Busca sem resultado
jusbrasil.com.br
24 de Abril de 2024
    Adicione tópicos

    Para que serve, afinal, o Poder Legislativo no Brasil?

    Publicado por Expresso da Notícia
    há 17 anos

    O Estado Democrático de Direito é baseado na independência e na soberania de cada um dos três poderes: Executivo, Legislativo e Judiciário. No sistema vigente no Brasil, pressupõe-se que os poderes devem trabalhar juntos para o desenvolvimento do país. Para assegurar o cumprimento dos princípios constitucionais, cada um dos poderes da República deve exercer suas atribuições, sem abrir mão das responsabilidades.

    Como se sabe, o Poder Legislativo, exercido pelo Congresso Nacional, Assembléias Legislativas e Câmaras Municipais, tem como principal atribuição legislar - criar as leis, ouvindo os anseios da sociedade.

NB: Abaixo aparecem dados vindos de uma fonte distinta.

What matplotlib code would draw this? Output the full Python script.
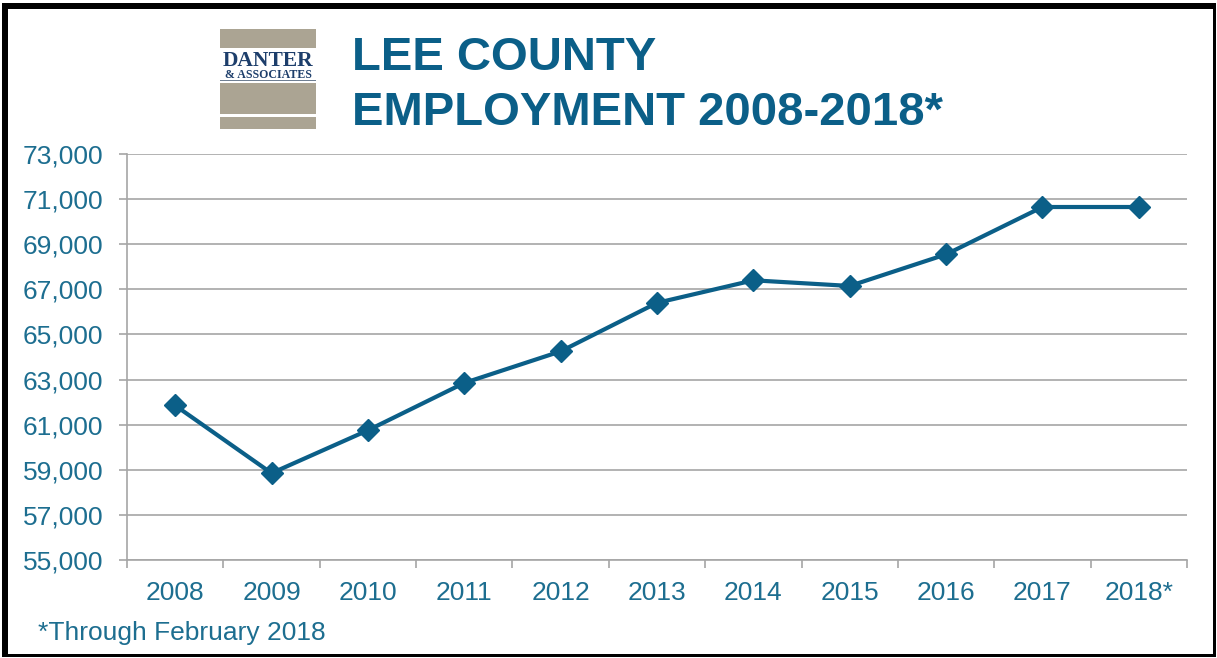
import numpy as np
import matplotlib
matplotlib.use("Agg")
import matplotlib.pyplot as plt
from matplotlib.patches import Rectangle

years = ["2008", "2009", "2010", "2011", "2012", "2013", "2014", "2015", "2016", "2017", "2018*"]
employment = [61850, 58850, 60750, 62850, 64250, 66400, 67400, 67150, 68550, 70650, 70650]
y_ticks = np.arange(55000, 73001, 2000)

blue = "#0b5f88"
label_blue = "#1d6e90"
grid_gray = "#a6a6a6"

plt.rcParams["font.family"] = ["Liberation Sans", "DejaVu Sans"]

W, H = 1217, 658
fig = plt.figure(figsize=(W / 100, H / 100), dpi=100)
ax = fig.add_axes([127 / W, 1 - 560 / H, (1187 - 127) / W, (560 - 154) / H])

x = np.arange(len(years))
ax.plot(x, employment, color=blue, lw=3, marker="D", ms=11, mec=blue, mew=1, zorder=3)

ax.set_xlim(-0.5, len(years) - 0.5)
ax.set_ylim(55000, 73000)
ax.set_yticks(y_ticks)
ax.set_yticklabels([f"{v:,}" for v in y_ticks])
ax.set_xticks(x)
ax.set_xticklabels(years)
ax.set_xticks(np.arange(-0.5, len(years)), minor=True)

ax.grid(axis="y", color=grid_gray, lw=1.2)
ax.set_axisbelow(True)
for s in ["top", "right"]:
    ax.spines[s].set_visible(False)
for s in ["left", "bottom"]:
    ax.spines[s].set_color(grid_gray)
    ax.spines[s].set_linewidth(1.2)

ax.tick_params(axis="y", length=6, width=1.2, color=grid_gray, pad=11,
               labelsize=19, labelcolor=label_blue)
ax.tick_params(axis="x", which="major", length=0, pad=15,
               labelsize=19, labelcolor=label_blue)
ax.tick_params(axis="x", which="minor", length=6, width=1.2, color=grid_gray)

# title
fig.text(352 / W, 1 - 70 / H, "LEE COUNTY", fontsize=34, fontweight="bold",
         color=blue, va="baseline", ha="left")
fig.text(352 / W, 1 - 125 / H, "EMPLOYMENT 2008-2018*", fontsize=34, fontweight="bold",
         color=blue, va="baseline", ha="left")

# footnote
fig.text(38 / W, 1 - 640 / H, "*Through February 2018", fontsize=19,
         color=label_blue, va="baseline", ha="left")

# logo
def px_rect(x0, y0, x1, y1, color):
    fig.add_artist(Rectangle((x0 / W, 1 - y1 / H), (x1 - x0) / W, (y1 - y0) / H,
                             transform=fig.transFigure, color=color, lw=0))

taupe = "#aba493"
navy = "#1d3e6b"
px_rect(220, 29, 316, 48, taupe)
px_rect(220, 83, 316, 114, taupe)
px_rect(220, 117, 316, 129, taupe)
px_rect(220, 80, 316, 81, "#6f7f93")
fig.text(268 / W, 1 - 66 / H, "DANTER", fontsize=15.5, fontweight="bold",
         family=["Liberation Serif"], color=navy, ha="center", va="baseline")
fig.text(268 / W, 1 - 78.5 / H, "& ASSOCIATES", fontsize=8.6, fontweight="bold",
         family=["Liberation Serif"], color=navy, ha="center", va="baseline")

# frame
px_rect(2, 3, 8, 657, "black")
px_rect(2, 3, 1216, 9, "black")
px_rect(1213, 3, 1216, 657, "black")
px_rect(2, 654, 1216, 657, "black")

fig.savefig("out.png", dpi=100, facecolor="white")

Outra importante atribuição do Legislativo é a de fiscalizar os atos do Poder Executivo. Ao Poder Judiciário cabe julgar os conflitos da sociedade e dar a interpretação legal das normas vigentes, assegurando o pleno exercício da cidadania aos que buscam a tutela jurisdicional. O Executivo administra o Estado. Tem sob sua responsabilidade atividades como arredação de impostos e aplicação dos recursos públicos. Por isso, apesar de eleitos, os governantes devem estar sujeitos a controles rígidos de seus atos e das medidas de gestão da coisa pública que adotam.

    A simples leitura desses enunciados remete o leitor ao melhor dos mundos. No atual momento, porém, o Poder Legislativo brasileiro passa por sua mais aguda crise de identidade. A crise não decorre de nenhuma alteração constitucional. É resultado da mais grave crise institucional já vivida pelo País. A corrupção e a sede de poder que move boa parte dos parlamentares tem levado o Poder legislativo, em âmbito federal, municipal e estadual, a renunciar a uma de suas mais nobres atribuições: a fiscalização do Poder Executivo.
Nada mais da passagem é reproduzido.